> DATA SHOWN:
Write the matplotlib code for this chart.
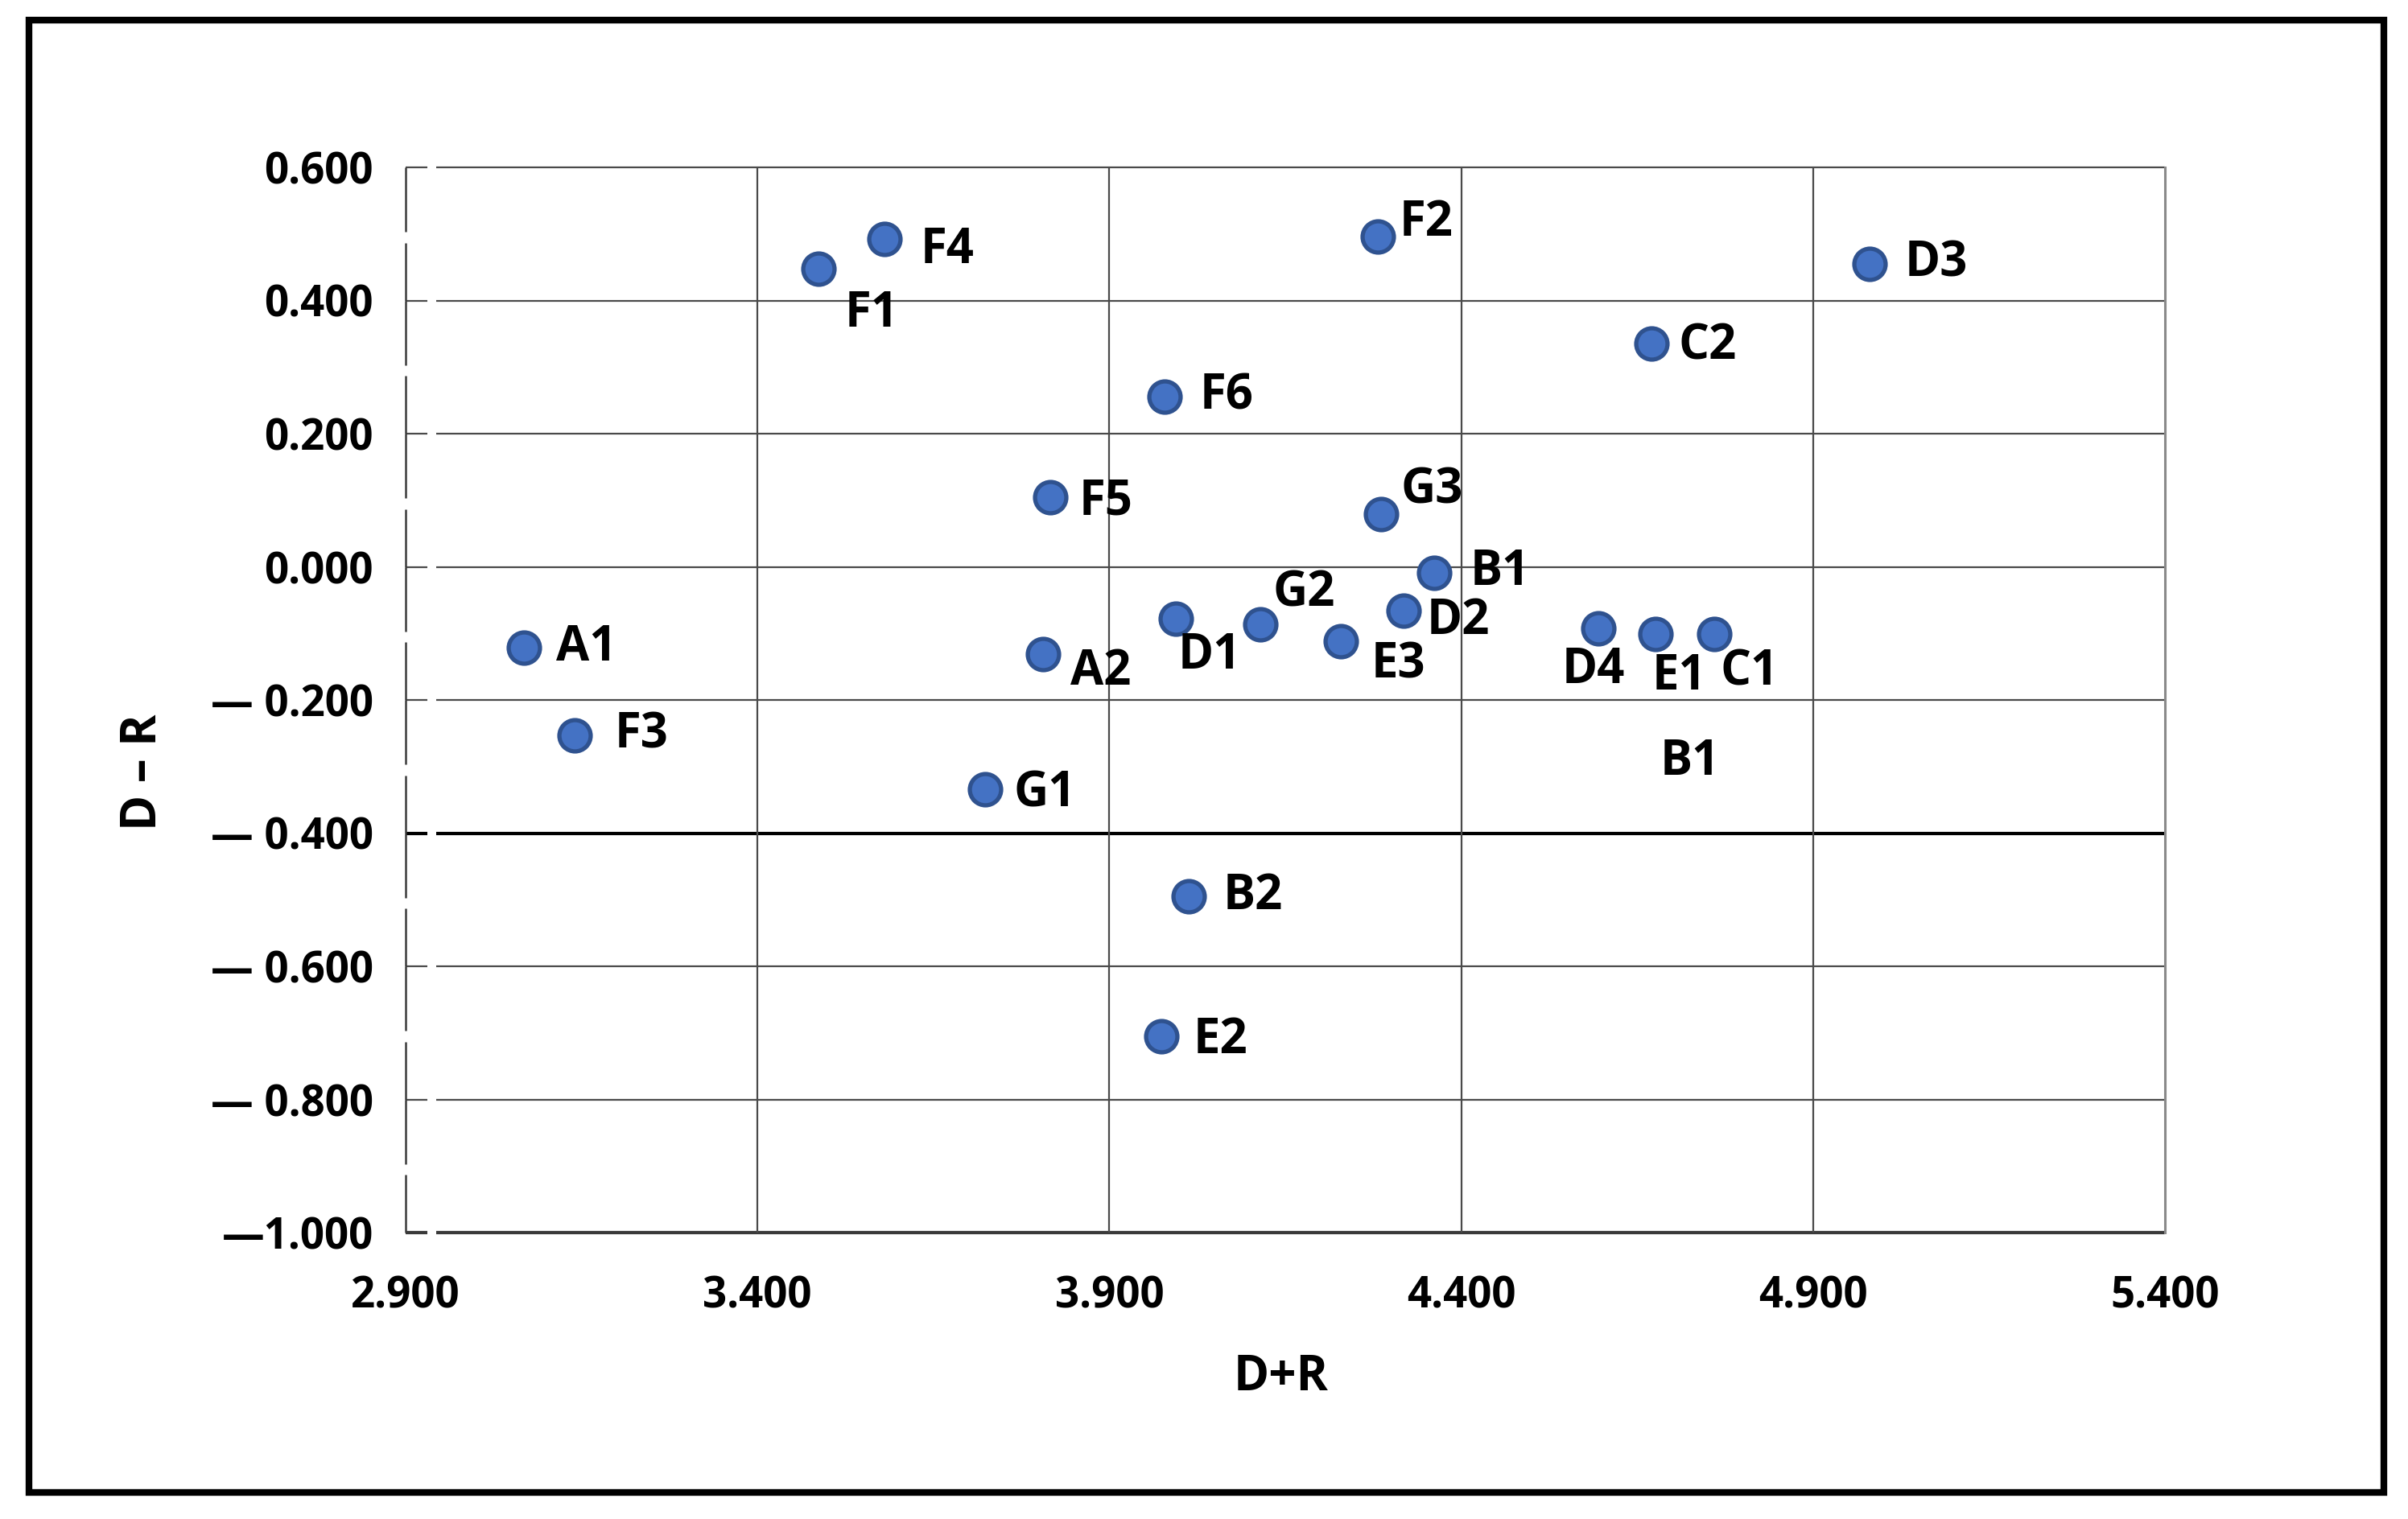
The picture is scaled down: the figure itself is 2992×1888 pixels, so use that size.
import matplotlib.pyplot as plt
from matplotlib.patches import Rectangle

# factor codes and their coordinates (D+R, D-R)
names = ['A1', 'F3', 'F1', 'F4', 'F5', 'A2', 'G1', 'F6', 'D1', 'B2', 'E2',
         'G2', 'E3', 'G3', 'F2', 'D2', 'B1', 'D4', 'E1', 'C1', 'C2', 'D3']
d_plus_r = [3.068, 3.140, 3.487, 3.580, 3.816, 3.806, 3.723, 3.978, 3.995, 4.013, 3.974,
            4.115, 4.229, 4.286, 4.281, 4.318, 4.362, 4.595, 4.676, 4.759, 4.670, 4.980]
d_minus_r = [-0.122, -0.253, 0.448, 0.492, 0.104, -0.131, -0.334, 0.256, -0.078, -0.495, -0.705,
             -0.087, -0.112, 0.079, 0.496, -0.066, -0.009, -0.092, -0.101, -0.101, 0.335, 0.455]

x_ticks = [2.9, 3.4, 3.9, 4.4, 4.9, 5.4]
x_tick_labels = ['2.900', '3.400', '3.900', '4.400', '4.900', '5.400']
y_ticks = [0.6, 0.4, 0.2, 0.0, -0.2, -0.4, -0.6, -0.8, -1.0]
y_tick_labels = ['0.600', '0.400', '0.200', '0.000', '\u2014 0.200', '\u2014 0.400',
                 '\u2014 0.600', '\u2014 0.800', '\u20141.000']

# a loose label in the chart that has no marker
loose_label = 'B1'
loose_x = 4.725
loose_y = -0.294

# label offsets in pixels (dx, dy, horizontal alignment)
offsets = {
    'A1': (40, 0, 'left'), 'F3': (50, 0, 'left'), 'F1': (32, -57, 'left'),
    'F4': (45, -14, 'left'), 'F5': (36, -6, 'left'), 'A2': (34, -23, 'left'),
    'G1': (36, -6, 'left'), 'F6': (44, 0, 'left'), 'D1': (2, -46, 'left'),
    'B2': (42, 0, 'left'), 'E2': (40, -6, 'left'), 'G2': (15, 38, 'left'),
    'E3': (38, -30, 'left'), 'G3': (25, 29, 'left'), 'F2': (27, 17, 'left'),
    'D2': (29, -13, 'left'), 'B1': (44, 0, 'left'), 'D4': (-6, -53, 'center'),
    'E1': (29, -53, 'center'), 'C1': (8, -48, 'left'), 'C2': (34, -4, 'left'),
    'D3': (44, 0, 'left'),
}

plt.rcParams['font.family'] = ['Open Sans', 'DejaVu Sans']
plt.rcParams['font.weight'] = 'bold'

W, H = 2992, 1888
fig = plt.figure(figsize=(W / 100, H / 100), dpi=100)
ax = fig.add_axes([504 / W, 1 - 1532 / H, (2690 - 504) / W, (1532 - 208) / H])
ax.set_xlim(2.9, 5.4)
ax.set_ylim(-1.0, 0.6)
for s in ax.spines.values():
    s.set_visible(False)

# horizontal grid, with the little break next to the left axis
g0, g1 = 2.9 + 0.031, 2.9 + 0.0435
for v in y_ticks:
    if v == -0.4:
        c, lw = 'black', 3.0
    elif v == -1.0:
        c, lw = '#3a3a3a', 3.0
    else:
        c, lw = '#4a4a4a', 1.6
    ax.hlines(v, 2.9, g0, color=c, lw=lw, clip_on=False, zorder=1)
    ax.hlines(v, g1, 5.4, color=c, lw=lw, clip_on=False, zorder=1)

# vertical grid
for v in x_ticks[1:-1]:
    ax.axvline(v, color='#4a4a4a', lw=1.6, zorder=1)
ax.axvline(5.4, color='#8a8a8a', lw=2.2, zorder=1, clip_on=False)

# broken left axis line
for top, bot in zip(y_ticks[:-1], y_ticks[1:]):
    mid = top - 0.105
    ax.vlines(2.9, mid + 0.008, top, color='#3a3a3a', lw=1.8, clip_on=False)
    ax.vlines(2.9, bot, mid - 0.008, color='#3a3a3a', lw=1.8, clip_on=False)

ax.set_xticks(x_ticks, x_tick_labels)
ax.set_yticks(y_ticks, y_tick_labels)
ax.tick_params(axis='x', length=0, pad=38, labelsize=38)
ax.tick_params(axis='y', length=0, pad=29, labelsize=38)

ax.plot(d_plus_r, d_minus_r, 'o', ms=28, mfc='#4472C4', mec='#2F528F', mew=3.8,
        zorder=3, clip_on=False)

for n, x, y in zip(names, d_plus_r, d_minus_r):
    dx, dy, ha = offsets[n]
    ax.annotate(n, (x, y), xytext=(dx, dy), textcoords='offset pixels',
                ha=ha, va='center', fontsize=43, fontweight='bold', zorder=4)

ax.text(loose_x, loose_y, loose_label, ha='center', va='center',
        fontsize=43, fontweight='bold')

fig.text(1592 / W, 1 - 1712 / H, 'D+R', ha='center', va='center',
         fontsize=43, fontweight='bold')
fig.text(178 / W, 1 - 960 / H, 'D \u2013 R', ha='center', va='center',
         rotation=90, fontsize=43, fontweight='bold')

# outer frame
fig.patches.append(Rectangle((36 / W, 1 - 1855 / H), (2962 - 36) / W, (1855 - 25) / H,
                             fill=False, lw=6, edgecolor='black',
                             transform=fig.transFigure))

fig.savefig('out.png', dpi=100)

> WHAT YOU NEED TO DO:
Give again exactly the lines running from the beginning of the material above through the line that contains "loose_y = -0.294", and leave out every picture.

> ANSWER TO THIS EXERCISE:
Write the matplotlib code for this chart.
The picture is scaled down: the figure itself is 2992×1888 pixels, so use that size.
import matplotlib.pyplot as plt
from matplotlib.patches import Rectangle

# factor codes and their coordinates (D+R, D-R)
names = ['A1', 'F3', 'F1', 'F4', 'F5', 'A2', 'G1', 'F6', 'D1', 'B2', 'E2',
         'G2', 'E3', 'G3', 'F2', 'D2', 'B1', 'D4', 'E1', 'C1', 'C2', 'D3']
d_plus_r = [3.068, 3.140, 3.487, 3.580, 3.816, 3.806, 3.723, 3.978, 3.995, 4.013, 3.974,
            4.115, 4.229, 4.286, 4.281, 4.318, 4.362, 4.595, 4.676, 4.759, 4.670, 4.980]
d_minus_r = [-0.122, -0.253, 0.448, 0.492, 0.104, -0.131, -0.334, 0.256, -0.078, -0.495, -0.705,
             -0.087, -0.112, 0.079, 0.496, -0.066, -0.009, -0.092, -0.101, -0.101, 0.335, 0.455]

x_ticks = [2.9, 3.4, 3.9, 4.4, 4.9, 5.4]
x_tick_labels = ['2.900', '3.400', '3.900', '4.400', '4.900', '5.400']
y_ticks = [0.6, 0.4, 0.2, 0.0, -0.2, -0.4, -0.6, -0.8, -1.0]
y_tick_labels = ['0.600', '0.400', '0.200', '0.000', '\u2014 0.200', '\u2014 0.400',
                 '\u2014 0.600', '\u2014 0.800', '\u20141.000']

# a loose label in the chart that has no marker
loose_label = 'B1'
loose_x = 4.725
loose_y = -0.294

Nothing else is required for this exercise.